JENNIFER CAMPBELL Reviews
Going with the Flow by Peter Siedlecki
(BlazeVOX Books, New York, 2014)
Going with the Flow is a book addressed to anyone who has concern over his own “going.” A poet-philosopher studying aging from the inside-out, Peter Siedlecki explores the concept of old age in a vein similar to Plato’s dialectical method. Standout poems such as “Deciding to Retire,” “Child’s Play: A Retirement Poem,” and “On Receiving a Mailing from Forest Lawn” represent various iterations of the theme. There are moments of great humor, along with expressions of frustration and resignation. As in Plato’s Theory of Forms, the poems reveal the temporal in an attempt to understand the immutable archetypes that provide order and structure to the world. In the title poem, which is the first poem in the collection, Siedlecki offers the reader the first of many contradictions: is aging “a sad death of summer” that happens in gorgeous “blazes of color”? Inconsistencies are brought to light by the poet; the aging man wants “to connect to antiquity” yet concedes “I will die, and you will wail / and misremember me as perfect.”
Even as the poet leads the reader through his study with logic, he grants in “More Theology”:
We have reasoned god out,
with our “Thees” and “Thous”
only because reason is what we have
to turn into whatever we need,
the bricks and mortar
of which we build
the most absurd structures.
In fact, some poems are structured primarily from questions, in a modern Socratic method—“Untimely Death” is an effective example of this technique:
When is death timely?
when it comes like a chemical
to kill the hideous worm
devouring the victim from within?
Or when, in the midst of dark storms
and hideous worms, it comes to stifle
the dear memory of lilacs?
“The Dangers of Poetry” also concerns itself with the issue of a single poem being treated as The Truth. Though a great majority of the pieces in the book deal with aging or a breakdown of the physical body, Siedlecki’s treatment of the issue echoes the famous teachings of Heraclitus; the same idea does not appear twice. The realm of the earthly body is ever in flux, and treated with care in every situation and scene. Poems about birds, artwork, music, and sports stand out in this context. “The Over-Fifty Skate and Shoot” is the longest poem in the collection, and this whimsical journey about what the body wants versus what the body is capable of ends in homage to the literary illuminati of the poet’s generation.

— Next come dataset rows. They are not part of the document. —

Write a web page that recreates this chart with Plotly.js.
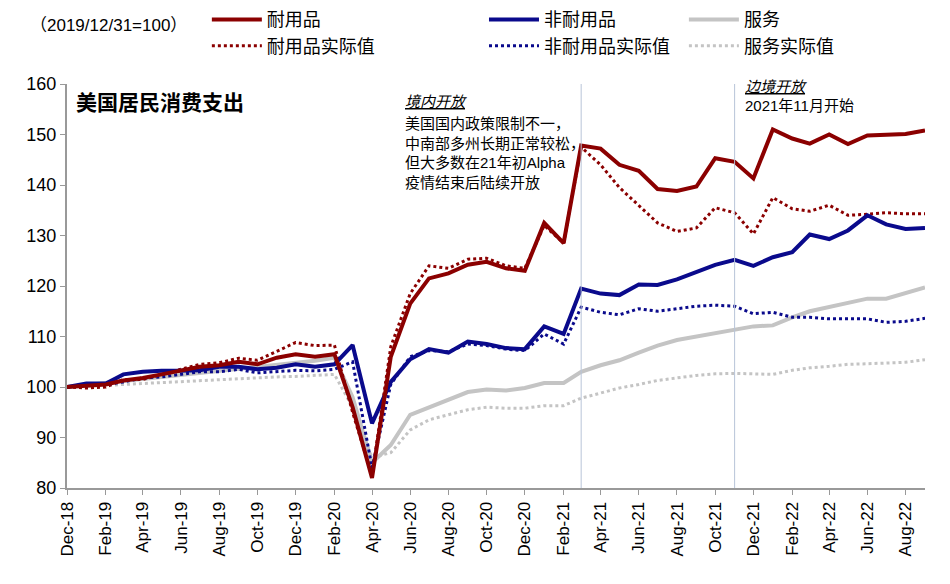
<!DOCTYPE html>
<html>
<head>
<meta charset="utf-8">
<script src="https://cdn.plot.ly/plotly-3.0.1.min.js"></script>
<style>body{margin:0;background:#fff}#plotly{width:950px;height:584px}</style>
</head>
<body>
<div id="plotly"></div>
<script>
// monthly index, 2019/12/31 = 100
var months = [];
for (var i = 0; i < 46; i++) {
  var d = new Date(Date.UTC(2018, 11 + i, 1));
  months.push(d.toISOString().slice(0, 10));
}

var durable = [100,100.3,100.5,101.3,101.8,102.5,103.3,104,104.3,105,104.5,105.8,106.5,106,106.5,96,82,106,116.5,121.5,122.5,124.2,124.8,123.5,123,132.5,128.5,147.8,147.2,144,142.8,139.2,138.8,139.7,145.3,144.6,141.3,151,149.2,148.2,150,148.1,149.8,149.9,150.1,150.8];
var durableActual = [100,99.8,100,101.5,101.5,102.5,103.5,104.5,104.8,105.7,105.3,107,108.8,108.2,108.3,95,82.5,108,118.5,124,123.5,125.3,125.5,124,123.5,132,128.5,147.5,144,139.5,136,132.5,130.8,131.5,135.5,134.5,130.3,137.5,135.3,134.8,136,134,134.2,134.5,134.3,134.3];
var nondurable = [100,100.7,100.7,102.5,103,103.2,103.2,103.3,104,104,103.5,103.8,104.5,104,104.5,108.3,92.8,101,105.5,107.5,106.8,109,108.5,107.7,107.5,112,110.5,119.5,118.5,118.2,120.3,120.2,121.3,122.8,124.2,125.2,124,125.7,126.7,130.2,129.3,131,134,132.2,131.3,131.5];
var nondurableActual = [100,100.3,100.5,101,101.8,102,102.5,103,103,103.5,102.8,103,103.3,103.2,103.5,105,84,100.5,106,107.2,107,108.5,108.2,107.5,107.2,110.5,108.5,115.8,114.8,114.3,115.5,115,115.5,116,116.2,116,114.5,114.8,113.8,113.8,113.5,113.5,113.5,112.8,113,113.6];
var services = [100,100.4,100.8,101.2,101.6,102,102.4,102.8,103.2,103.6,104,104.4,104.8,105.2,105.8,98,85,88.5,94.5,96,97.5,99,99.5,99.3,99.8,100.8,100.8,103,104.3,105.3,106.8,108.2,109.3,110,110.8,111.5,112,112.2,113.8,115,115.8,116.5,117.5,117.5,118.7,119.7];
var servicesActual = [100,100.1,100.3,100.5,100.7,100.9,101.1,101.3,101.5,101.7,101.9,102,102.1,102.3,102.5,96,86,87,91.5,93.5,94.5,95.5,96,95.8,95.8,96.3,96.3,97.8,98.8,99.8,100.5,101.3,101.8,102.3,102.6,102.7,102.6,102.5,103.3,103.8,104.1,104.5,104.6,104.7,104.9,105.4];

var red = '#8b0000', blue = '#0a0a8c', grey = '#c4c4c4';

function line(y, name, color, dash, legend, rank) {
  return {
    x: months, y: y, type: 'scatter', mode: 'lines', name: name,
    legend: legend, legendrank: rank,
    line: {color: color, width: dash ? 3 : 4, dash: dash ? 'dot' : 'solid'}
  };
}

// draw order: services below, durables on top
var data = [
  line(services, '服务', grey, false, 'legend3', 1),
  line(servicesActual, '服务实际值', grey, true, 'legend3', 2),
  line(durableActual, '耐用品实际值', red, true, 'legend', 2),
  line(nondurableActual, '非耐用品实际值', blue, true, 'legend2', 2),
  line(nondurable, '非耐用品', blue, false, 'legend2', 1),
  line(durable, '耐用品', red, false, 'legend', 1)
];

function legendAt(x) {
  return {
    x: x, xanchor: 'left', y: 1.205, yanchor: 'top',
    orientation: 'v', font: {size: 18}, tracegroupgap: 0, itemwidth: 50,
    bgcolor: 'rgba(0,0,0,0)'
  };
}

var layout = {
  width: 950, height: 584,
  margin: {l: 67, r: 25, t: 84, b: 96, autoexpand: false},
  font: {family: 'Arial, "Noto Sans CJK SC", sans-serif', size: 16, color: '#000'},
  plot_bgcolor: '#fff', paper_bgcolor: '#fff',
  showlegend: true,
  legend: legendAt(0.163),
  legend2: legendAt(0.486),
  legend3: legendAt(0.719),
  xaxis: {
    type: 'date', range: ['2018-12-01', '2022-09-01'],
    tick0: '2018-12-01', dtick: 'M2', tickformat: '%b-%y', tickangle: -90,
    showgrid: false, zeroline: false, showline: true, linecolor: '#999', linewidth: 2,
    ticks: 'outside', ticklen: 5, tickcolor: '#999', tickfont: {size: 17}
  },
  yaxis: {
    range: [80, 160], dtick: 10, showgrid: false, zeroline: false,
    showline: true, linecolor: '#999', linewidth: 2,
    ticks: 'outside', ticklen: 5, tickcolor: '#999', tickfont: {size: 18}
  },
  shapes: [
    {type: 'line', xref: 'x', yref: 'paper', x0: '2021-03-01', x1: '2021-03-01', y0: 0, y1: 1, line: {color: '#b8c4d8', width: 1}},
    {type: 'line', xref: 'x', yref: 'paper', x0: '2021-11-01', x1: '2021-11-01', y0: 0, y1: 1, line: {color: '#b8c4d8', width: 1}}
  ],
  annotations: [
    {xref: 'paper', yref: 'paper', x: -0.045, y: 1.146, xanchor: 'left', yanchor: 'middle', showarrow: false, text: '（2019/12/31=100）', font: {size: 17}},
    {xref: 'paper', yref: 'paper', x: 0.008, y: 0.955, xanchor: 'left', yanchor: 'middle', showarrow: false, text: '<b>美国居民消费支出</b>', font: {size: 21}},
    {xref: 'x', yref: 'y', x: '2020-05-20', y: 156.5, xanchor: 'left', yanchor: 'middle', showarrow: false, text: '<i><u>境内开放</u></i>', font: {size: 15}},
    {xref: 'x', yref: 'y', x: '2020-05-20', y: 154.3, xanchor: 'left', yanchor: 'top', align: 'left', showarrow: false,
     text: '美国国内政策限制不一，<br>中南部多州长期正常较松，<br>但大多数在21年初Alpha<br>疫情结束后陆续开放', font: {size: 15}},
    {xref: 'x', yref: 'paper', x: '2021-11-15', y: 0.995, xanchor: 'left', yanchor: 'middle', showarrow: false, text: '<i><u>边境开放</u></i>', font: {size: 15}},
    {xref: 'x', yref: 'y', x: '2021-11-15', y: 155.8, xanchor: 'left', yanchor: 'middle', showarrow: false, text: '2021年11月开始', font: {size: 15}}
  ]
};

Plotly.newPlot('plotly', data, layout, {displayModeBar: false});
</script>
</body>
</html>
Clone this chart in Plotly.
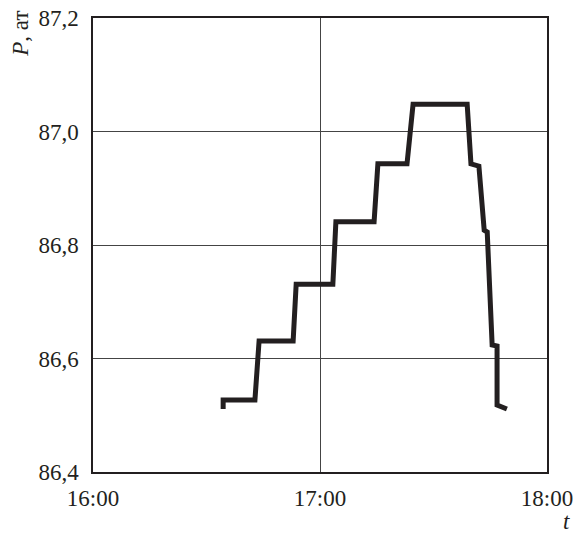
import plotly.graph_objects as go

# time stamps (HH:MM:SS) and pressure values
times = ["16:34:24", "16:34:24", "16:42:48", "16:43:54", "16:52:54", "16:53:42",
         "17:03:24", "17:04:12", "17:14:18", "17:15:18", "17:23:00", "17:24:36",
         "17:38:54", "17:39:54", "17:42:00", "17:43:24", "17:44:12", "17:45:30",
         "17:46:48", "17:46:48", "17:49:24"]
pressure = [86.511, 86.527, 86.527, 86.631, 86.631, 86.731,
            86.731, 86.841, 86.841, 86.943, 86.943, 87.048,
            87.048, 86.943, 86.939, 86.826, 86.823, 86.624,
            86.622, 86.518, 86.511]

x_ticks = ["16:00", "17:00", "18:00"]
y_ticks = [86.4, 86.6, 86.8, 87.0, 87.2]

day = "2000-01-01 "
xs = [day + t for t in times]
xt = [day + t + ":00" for t in x_ticks]

fig = go.Figure()
fig.add_trace(go.Scatter(x=xs, y=pressure, mode="lines",
                         line=dict(color="#231f20", width=5),
                         hoverinfo="skip"))

font = dict(family="Liberation Serif", size=23, color="#231f20")

fig.update_layout(
    width=577, height=533,
    margin=dict(l=93, r=30, t=18, b=61),
    paper_bgcolor="white", plot_bgcolor="white",
    separators=", ",
    showlegend=False,
    font=font,
    xaxis=dict(range=[xt[0], xt[-1]], tickvals=xt, ticktext=x_ticks,
               showgrid=True, gridcolor="#444", gridwidth=1,
               showline=True, linecolor="#231f20", linewidth=1.5, mirror=True,
               ticks="", zeroline=False, tickfont=font, automargin=False,
               ticklabelstandoff=5),
    yaxis=dict(range=[86.4, 87.2], tickvals=y_ticks, tickformat=".1f",
               showgrid=True, gridcolor="#444", gridwidth=1,
               showline=True, linecolor="#231f20", linewidth=1.5, mirror=True,
               ticks="", zeroline=False, tickfont=font, automargin=False,
               ticklabelstandoff=8),
    annotations=[
        dict(text="<i>P</i>, ат", xref="paper", yref="paper", x=-0.16, y=0.966,
             xanchor="center", yanchor="middle", textangle=-90, showarrow=False,
             font=font),
        dict(text="<i>t</i>", xref="paper", yref="paper", x=1.042, y=-0.108,
             xanchor="center", yanchor="middle", showarrow=False, font=font),
    ],
)

fig.write_html("out.html", config={"displayModeBar": False},
               post_script="document.body.style.margin='0';")
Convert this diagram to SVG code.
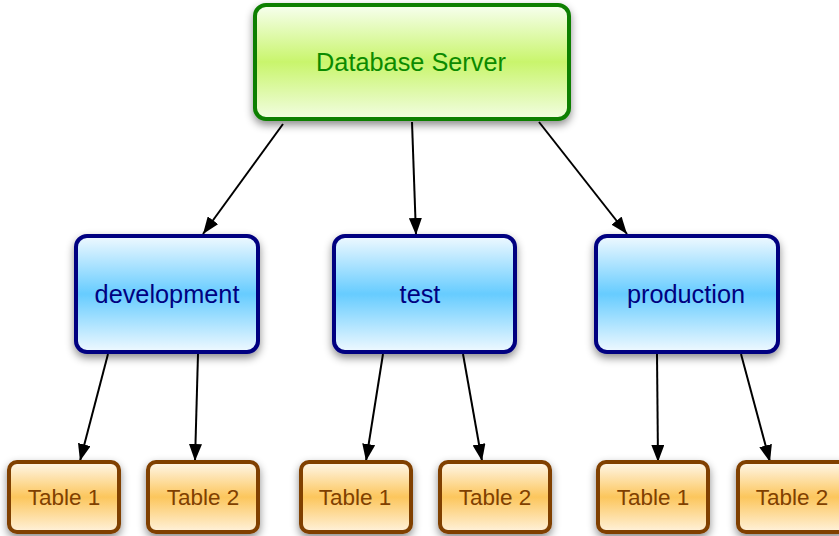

One can read, and reread, the poems, finding new insights and fine-tunings each time. The calm, tender pieces about fatherhood ground the book in reality even while they speak to the universal notion of changing generations:
The perfect son has donned the scholar’s robes
and taken to that road,
leaving his father
to store away the outgrown things.
Old age a sort of music unavailable to a young ear, the natural world curls around the poet’s pen like a pet—redefining and repositioning the concepts of aging and dying until they become much more than an eager exercise in semantics. “Swallow your made meanings,” the poet insists. Dying is an art Peter Siedlecki doesn’t want to master, yet such an exhilarating set of dialogues should be embraced, again and again:
now, let us rise as one,
as when the ball
just clears the fence,
and voice our rejoicing.
Jennifer Campbell is an English professor in Buffalo, NY, and a co-editor of Earth’s Daughters. Her second book of poetry, Supposed to Love, was published by Saddle Road Press in 2013. Recent work appears in Saranac Review, Off the Coast, The Prompt, Oyez Review, Common Ground Review, Sow’s Ear, Fugue, The Healing Muse, The Pedestal, and Slipstream, and is forthcoming in Comstock Review and Seems.